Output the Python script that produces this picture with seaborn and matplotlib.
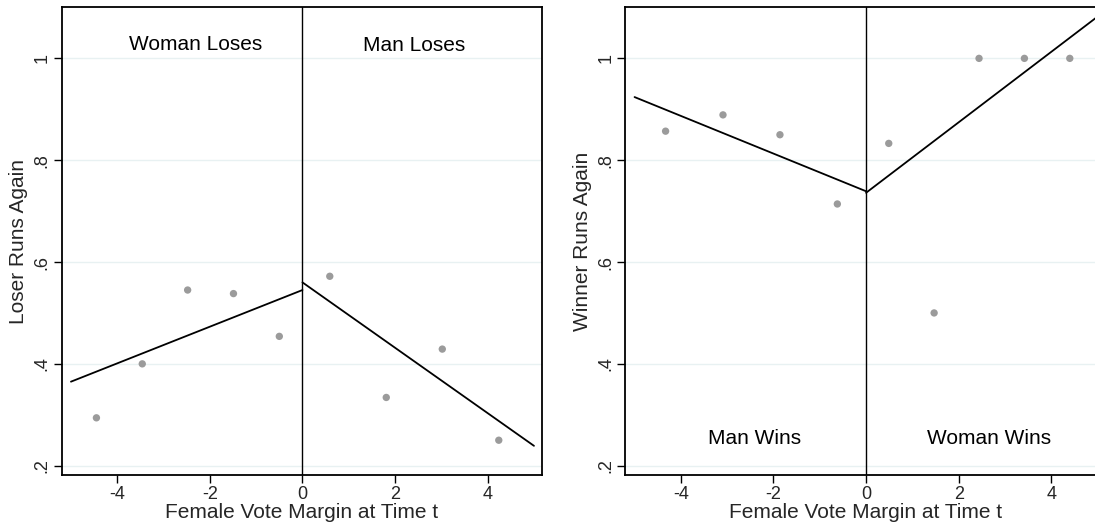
import matplotlib
matplotlib.use("Agg")
import matplotlib.pyplot as plt
import seaborn as sns
import pandas as pd

# ---- data ----
# Left panel: loser runs again
loser_x = [-4.45, -3.46, -2.48, -1.49, -0.50, 0.59, 1.81, 3.02, 4.24]
loser_y = [0.294, 0.400, 0.545, 0.538, 0.454, 0.572, 0.334, 0.429, 0.250]
loser_fit_neg_x = [-5.0, 0.0]
loser_fit_neg_y = [0.365, 0.545]
loser_fit_pos_x = [0.0, 5.0]
loser_fit_pos_y = [0.560, 0.239]

# Right panel: winner runs again
winner_x = [-4.33, -3.09, -1.86, -0.62, 0.49, 1.47, 2.44, 3.42, 4.40]
winner_y = [0.857, 0.889, 0.850, 0.714, 0.833, 0.500, 1.000, 1.000, 1.000]
winner_fit_neg_x = [-5.0, 0.0]
winner_fit_neg_y = [0.924, 0.739]
winner_fit_pos_x = [0.0, 5.0]
winner_fit_pos_y = [0.736, 1.082]

x_ticks = [-4, -2, 0, 2, 4]
x_tick_labels = ["-4", "-2", "0", "2", "4"]
y_ticks = [0.2, 0.4, 0.6, 0.8, 1.0]
y_tick_labels = [".2", ".4", ".6", ".8", "1"]

xlabel = "Female Vote Margin at Time t"
left_ylabel = "Loser Runs Again"
right_ylabel = "Winner Runs Again"
left_notes = [("Woman Loses", -2.3, 1.028), ("Man Loses", 2.42, 1.025)]
right_notes = [("Man Wins", -2.4, 0.254), ("Woman Wins", 2.65, 0.254)]

# ---- style ----
sns.set_theme(style="white")
plt.rcParams["font.family"] = ["Liberation Sans", "DejaVu Sans"]

fig = plt.figure(figsize=(10.95, 5.25), dpi=100)
ax_l = fig.add_axes([61.7 / 1095, 1 - 475 / 525, 480.6 / 1095, (475 - 7.3) / 525])
ax_r = fig.add_axes([625.3 / 1095, 1 - 475 / 525, 480.6 / 1095, (475 - 7.3) / 525])

grid_color = "#e8f1f2"
dot_color = "#9b9b9b"


def draw(ax, xs, ys, fnx, fny, fpx, fpy, ylabel, notes):
    ax.set_xlim(-5.2, 5.18)
    ax.set_ylim(0.1817, 1.1003)
    for yt in y_ticks:
        ax.axhline(yt, color=grid_color, lw=1.0, zorder=0)
    ax.axvline(0, color="black", lw=1.0, zorder=2)
    df = pd.DataFrame({"x": xs, "y": ys})
    sns.scatterplot(data=df, x="x", y="y", ax=ax, color=dot_color, s=28,
                    edgecolor="none", zorder=3)
    sns.lineplot(x=fnx, y=fny, ax=ax, color="black", lw=1.3, zorder=4)
    sns.lineplot(x=fpx, y=fpy, ax=ax, color="black", lw=1.3, zorder=4)
    ax.set_xticks(x_ticks)
    ax.set_xticklabels(x_tick_labels, fontsize=13)
    ax.set_yticks(y_ticks)
    ax.set_yticklabels(y_tick_labels, fontsize=13, rotation=90, va="center")
    ax.tick_params(axis="both", which="major", direction="out", length=6,
                   width=1.0, color="black", pad=2, bottom=True, left=True)
    ax.set_xlabel(xlabel, fontsize=15, labelpad=0)
    ax.set_ylabel(ylabel, fontsize=15, labelpad=4)
    for sp in ax.spines.values():
        sp.set_color("black")
        sp.set_linewidth(1.3)
    for txt, tx, ty in notes:
        ax.text(tx, ty, txt, fontsize=15, ha="center", va="center", color="black")
    ax.grid(False)


draw(ax_l, loser_x, loser_y, loser_fit_neg_x, loser_fit_neg_y,
     loser_fit_pos_x, loser_fit_pos_y, left_ylabel, left_notes)
draw(ax_r, winner_x, winner_y, winner_fit_neg_x, winner_fit_neg_y,
     winner_fit_pos_x, winner_fit_pos_y, right_ylabel, right_notes)

fig.savefig("out.png", dpi=100, facecolor="white")
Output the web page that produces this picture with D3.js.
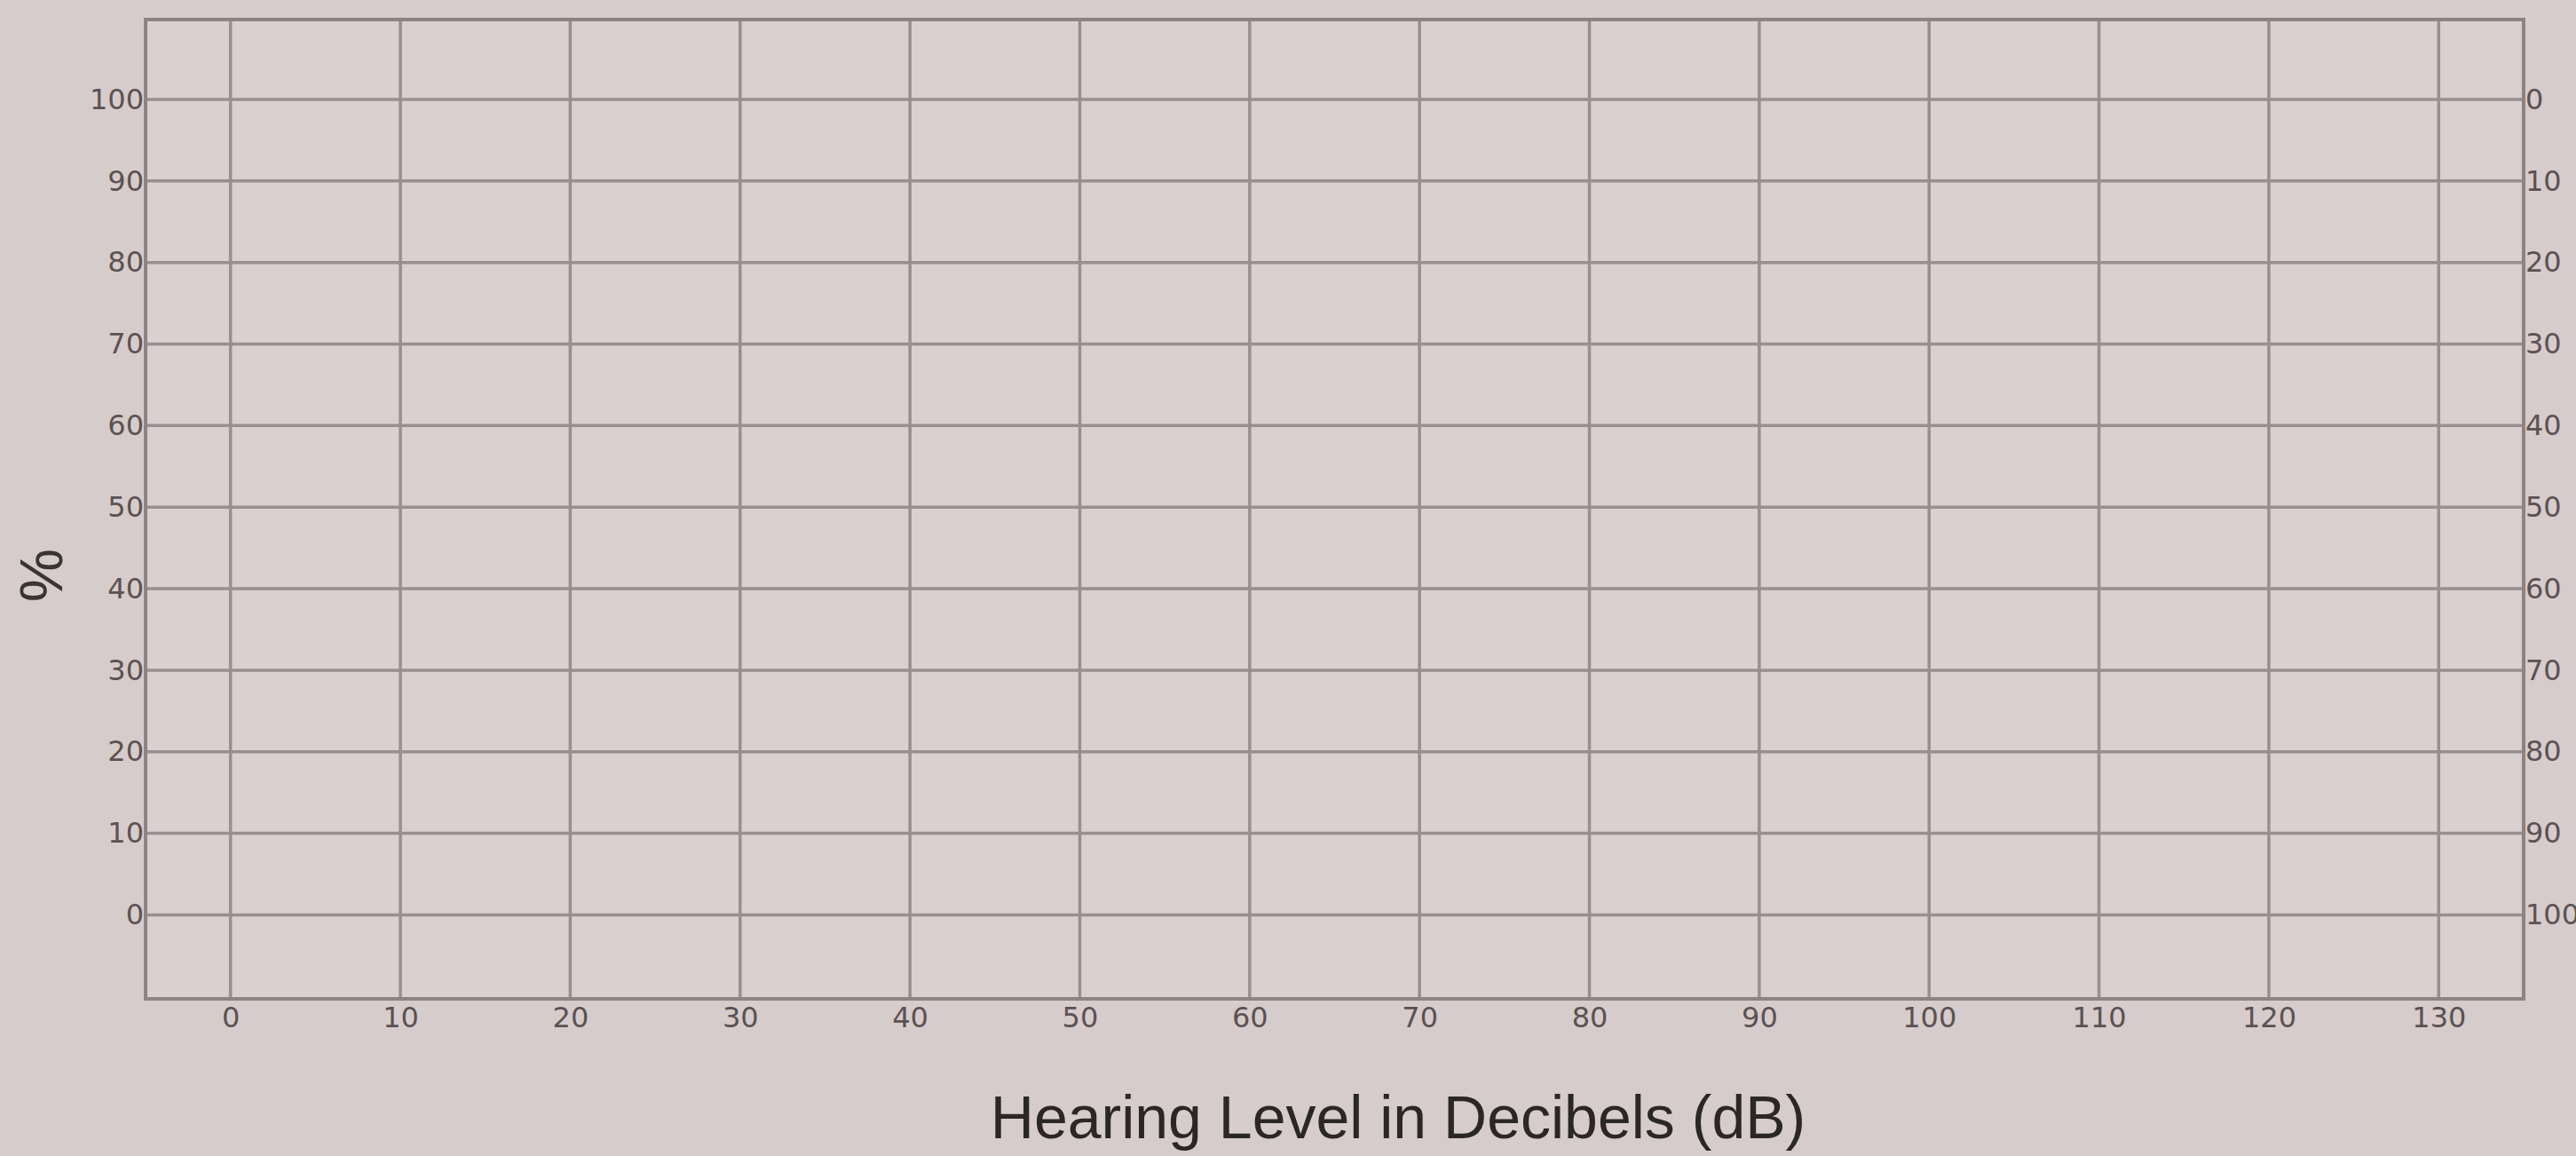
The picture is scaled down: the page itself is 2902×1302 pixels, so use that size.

**Required work:**
Copy every record above exactly, leaving out the pictures.

**Result of this task:**
Output the Python script that produces this picture with seaborn and matplotlib.
import matplotlib
matplotlib.use("Agg")
import matplotlib.pyplot as plt
import seaborn as sns
import pandas as pd

# ---- data ----
# Left panel: loser runs again
loser_x = [-4.45, -3.46, -2.48, -1.49, -0.50, 0.59, 1.81, 3.02, 4.24]
loser_y = [0.294, 0.400, 0.545, 0.538, 0.454, 0.572, 0.334, 0.429, 0.250]
loser_fit_neg_x = [-5.0, 0.0]
loser_fit_neg_y = [0.365, 0.545]
loser_fit_pos_x = [0.0, 5.0]
loser_fit_pos_y = [0.560, 0.239]

# Right panel: winner runs again
winner_x = [-4.33, -3.09, -1.86, -0.62, 0.49, 1.47, 2.44, 3.42, 4.40]
winner_y = [0.857, 0.889, 0.850, 0.714, 0.833, 0.500, 1.000, 1.000, 1.000]
winner_fit_neg_x = [-5.0, 0.0]
winner_fit_neg_y = [0.924, 0.739]
winner_fit_pos_x = [0.0, 5.0]
winner_fit_pos_y = [0.736, 1.082]

x_ticks = [-4, -2, 0, 2, 4]
x_tick_labels = ["-4", "-2", "0", "2", "4"]
y_ticks = [0.2, 0.4, 0.6, 0.8, 1.0]
y_tick_labels = [".2", ".4", ".6", ".8", "1"]

xlabel = "Female Vote Margin at Time t"
left_ylabel = "Loser Runs Again"
right_ylabel = "Winner Runs Again"
left_notes = [("Woman Loses", -2.3, 1.028), ("Man Loses", 2.42, 1.025)]
right_notes = [("Man Wins", -2.4, 0.254), ("Woman Wins", 2.65, 0.254)]

# ---- style ----
sns.set_theme(style="white")
plt.rcParams["font.family"] = ["Liberation Sans", "DejaVu Sans"]

fig = plt.figure(figsize=(10.95, 5.25), dpi=100)
ax_l = fig.add_axes([61.7 / 1095, 1 - 475 / 525, 480.6 / 1095, (475 - 7.3) / 525])
ax_r = fig.add_axes([625.3 / 1095, 1 - 475 / 525, 480.6 / 1095, (475 - 7.3) / 525])

grid_color = "#e8f1f2"
dot_color = "#9b9b9b"


def draw(ax, xs, ys, fnx, fny, fpx, fpy, ylabel, notes):
    ax.set_xlim(-5.2, 5.18)
    ax.set_ylim(0.1817, 1.1003)
    for yt in y_ticks:
        ax.axhline(yt, color=grid_color, lw=1.0, zorder=0)
    ax.axvline(0, color="black", lw=1.0, zorder=2)
    df = pd.DataFrame({"x": xs, "y": ys})
    sns.scatterplot(data=df, x="x", y="y", ax=ax, color=dot_color, s=28,
                    edgecolor="none", zorder=3)
    sns.lineplot(x=fnx, y=fny, ax=ax, color="black", lw=1.3, zorder=4)
    sns.lineplot(x=fpx, y=fpy, ax=ax, color="black", lw=1.3, zorder=4)
    ax.set_xticks(x_ticks)
    ax.set_xticklabels(x_tick_labels, fontsize=13)
    ax.set_yticks(y_ticks)
    ax.set_yticklabels(y_tick_labels, fontsize=13, rotation=90, va="center")
    ax.tick_params(axis="both", which="major", direction="out", length=6,
                   width=1.0, color="black", pad=2, bottom=True, left=True)
    ax.set_xlabel(xlabel, fontsize=15, labelpad=0)
    ax.set_ylabel(ylabel, fontsize=15, labelpad=4)
    for sp in ax.spines.values():
        sp.set_color("black")
        sp.set_linewidth(1.3)
    for txt, tx, ty in notes:
        ax.text(tx, ty, txt, fontsize=15, ha="center", va="center", color="black")
    ax.grid(False)


draw(ax_l, loser_x, loser_y, loser_fit_neg_x, loser_fit_neg_y,
     loser_fit_pos_x, loser_fit_pos_y, left_ylabel, left_notes)
draw(ax_r, winner_x, winner_y, winner_fit_neg_x, winner_fit_neg_y,
     winner_fit_pos_x, winner_fit_pos_y, right_ylabel, right_notes)

fig.savefig("out.png", dpi=100, facecolor="white")
Output the web page that produces this picture with D3.js.
The picture is scaled down: the page itself is 2902×1302 pixels, so use that size.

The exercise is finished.